60. LF Manny Ramirez
PEDs could keep him from earning induction into Cooperstown, but that does not change the fact that Manny Ramirez was one of the best run producers the game has every seen. In 19 big league seasons, he hit .312/.411/.585 with 555 home runs and 1,831 RBI, and he also holds the record for postseason home runs with 29.
59. SP Carl Hubbell
There were few better than Carl Hubbell while he was in his prime, as he was 253-154 with a 2.98 ERA in a 16-year career that included a pair of NL MVP awards. He is perhaps best known for his performance in an exhibition game, though, as he struck out five straight future Hall of Famers in the 1934 All-Star Game, whiffing Babe Ruth, Lou Gehrig, Jimmie Foxx, Al Simmons and Joe Cronin.
58. SS/1B Ernie Banks
With 512 home runs and 1,636 RBI in his 19-year career, Ernie Banks was the first true power-hitting shortstop and one of the league's most prolific sluggers during his prime. From 1957-60, he averaged a line of .293/.362/.586 with 44 home runs and 123 RBI, and he won back-to-back NL MVP awards in '58 and '59.
57. 1B/3B Miguel Cabrera
He will continue to climb this list as his career goes on, but as things stand right now, Miguel Cabrera is already one of the greatest hitters the game has ever seen. He's won back-to-back AL MVP awards and three straight AL batting titles, and he made history by winning the Triple Crown in 2012. Through 11 big league seasons, he's hit .321/.399/.568 with 365 home runs and 1,260 RBI.
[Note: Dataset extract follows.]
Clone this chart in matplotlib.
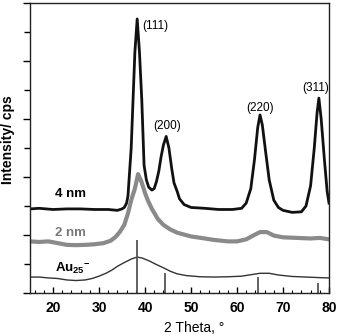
import matplotlib
matplotlib.use("Agg")
import matplotlib.pyplot as plt
from matplotlib.ticker import MultipleLocator, NullFormatter

plt.rcParams['font.family'] = ['Liberation Sans', 'DejaVu Sans']
plt.rcParams['mathtext.fontset'] = 'custom'
plt.rcParams['mathtext.rm'] = 'Liberation Sans:bold'
plt.rcParams['mathtext.it'] = 'Liberation Sans:bold'
plt.rcParams['mathtext.bf'] = 'Liberation Sans:bold'

# 4 nm sample
x_4nm = [15, 17, 20, 23, 26, 29, 32, 34, 35, 35.5, 36, 36.3, 36.7, 37, 37.4, 37.8, 38.3,
         38.8, 39.3, 39.8, 40.3, 40.8, 41.5, 42, 42.5, 43, 43.5, 44, 44.6, 45.2, 45.8,
         46.3, 47, 47.5, 48.5, 50, 53, 56, 59, 61, 62, 63, 63.8, 64.5, 65, 65.5, 66.2,
         67, 68, 69, 70, 72, 74, 75, 76, 76.8, 77.4, 77.8, 78.3, 79, 79.6, 80]
y_4nm = [2.9, 2.92, 2.88, 2.9, 2.9, 2.88, 2.88, 2.85, 2.9, 2.95, 3.1, 3.35, 4.3, 5.0, 6.66, 8.3, 9.45,
         8.3, 6.66, 4.4, 3.9, 3.65, 3.55, 3.6, 3.85, 4.2, 4.7, 5.1, 5.4, 5.0, 4.3,
         3.8, 3.5, 3.25, 3.05, 2.95, 2.92, 2.88, 2.88, 2.92, 3.1, 3.6, 4.6, 5.7, 6.14, 5.8, 4.9,
         3.9, 3.2, 2.95, 2.85, 2.78, 2.8, 3.0, 3.7, 5.0, 6.2, 6.72, 6.0, 4.6, 3.5, 3.1]

# 2 nm sample
x_2nm = [15, 17, 19, 21, 23, 25, 27, 29, 31, 32.5, 33.5, 34.5, 35.5, 36.3, 37, 37.8, 38.5,
         39.2, 40, 40.6, 41.5, 42.8, 44, 45.4, 47, 50, 53, 55, 58, 60, 62, 63.5, 65,
         66.5, 68, 70, 73, 76, 78, 80]
y_2nm = [1.78, 1.76, 1.78, 1.72, 1.66, 1.65, 1.66, 1.68, 1.72, 1.8, 1.92, 2.1, 2.35, 2.75, 3.2, 3.6, 4.1,
         3.85, 3.45, 3.2, 2.9, 2.55, 2.35, 2.2, 2.08, 1.95, 1.88, 1.83, 1.78, 1.78, 1.85, 1.98, 2.1,
         2.1, 1.98, 1.92, 1.9, 1.88, 1.9, 1.85]

# Au25- clusters
x_au25 = [15, 17, 19, 21, 23, 25, 27, 28.5, 30, 31.5, 32.8, 34, 35.5, 37, 38.3, 39.5, 41,
          42.5, 44, 45.5, 47, 49, 52, 55, 58, 61, 63, 65, 67, 69, 72, 75, 78, 80]
y_au25 = [0.55, 0.55, 0.52, 0.5, 0.45, 0.43, 0.45, 0.5, 0.58, 0.68, 0.79, 0.92, 1.05, 1.17, 1.24, 1.2, 1.1,
          0.98, 0.87, 0.75, 0.66, 0.6, 0.56, 0.55, 0.56, 0.58, 0.63, 0.68, 0.68, 0.62, 0.57, 0.55, 0.53, 0.52]

# Reference Au reflections
ref_pos = [38.18, 44.39, 64.58, 77.55]
ref_height = [1.83, 0.7, 0.55, 0.35]

peak_labels = ["(111)", "(200)", "(220)", "(311)"]
peak_label_x = [42.2, 44.8, 65.0, 77.0]
peak_label_y = [9.2, 5.75, 6.38, 7.07]

fig = plt.figure(figsize=(3.39, 3.36), dpi=100)
ax = fig.add_axes([30/339, 43/336, 299/339, 290/336])

ax.plot(x_au25, y_au25, color='#333333', lw=1.0)
ax.vlines(ref_pos, 0, ref_height, color='#555555', lw=1.3)
ax.plot(x_2nm, y_2nm, color='#8a8a8a', lw=3.0)
ax.plot(x_4nm, y_4nm, color='#111111', lw=2.0)

for t, px, py in zip(peak_labels, peak_label_x, peak_label_y):
    ax.text(px, py, t, ha='center', va='center', fontsize=8.5)

ax.text(20.4, 3.4, "4 nm", fontsize=9.5, fontweight='bold', va='center', ha='left')
ax.text(20.4, 2.07, "2 nm", fontsize=9.5, fontweight='bold', va='center', ha='left', color='#777777')
ax.text(20.4, 0.86, r"Au$_{25}$$^{-}$", fontsize=9.5, fontweight='bold', va='center', ha='left')

ax.set_xlim(15, 80)
ax.set_ylim(0, 10)
ax.xaxis.set_major_locator(MultipleLocator(10))
ax.xaxis.set_minor_locator(MultipleLocator(2))
ax.yaxis.set_major_locator(MultipleLocator(2))
ax.yaxis.set_minor_locator(MultipleLocator(1))
ax.yaxis.set_major_formatter(NullFormatter())
ax.tick_params(axis='x', which='major', direction='in', length=4, width=1, labelsize=10, pad=6)
ax.tick_params(axis='x', which='minor', direction='in', length=2.5, width=0.8)
ax.tick_params(axis='y', which='major', direction='out', length=5, width=1)
ax.tick_params(axis='y', which='minor', direction='out', length=4, width=1)
for lab in ax.get_xticklabels():
    lab.set_fontweight('bold')
for s in ax.spines.values():
    s.set_linewidth(1.0)
    s.set_color('#222222')

ax.set_xlabel("2 Theta, °", fontsize=10)
ax.xaxis.set_label_coords(0.55, -0.095)
ax.set_ylabel("Intensity/ cps", fontsize=10, fontweight='bold')
ax.yaxis.set_label_coords(-0.05, 0.53)

fig.savefig("out.png", dpi=100)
56. SP Mordecai "Three Fingers" Brown
Known as "Three Fingers" thanks to a farming accident that cost him most of his pointer finger and part of his pinky on his throwing hand, Mordecai Brown was the ace of some terrific Cubs teams at the turn of the century. He won 20-plus games six straight years from 1906-11 on his way to a 239-130 career record and a dazzling 2.06 ERA that ranks sixth all time.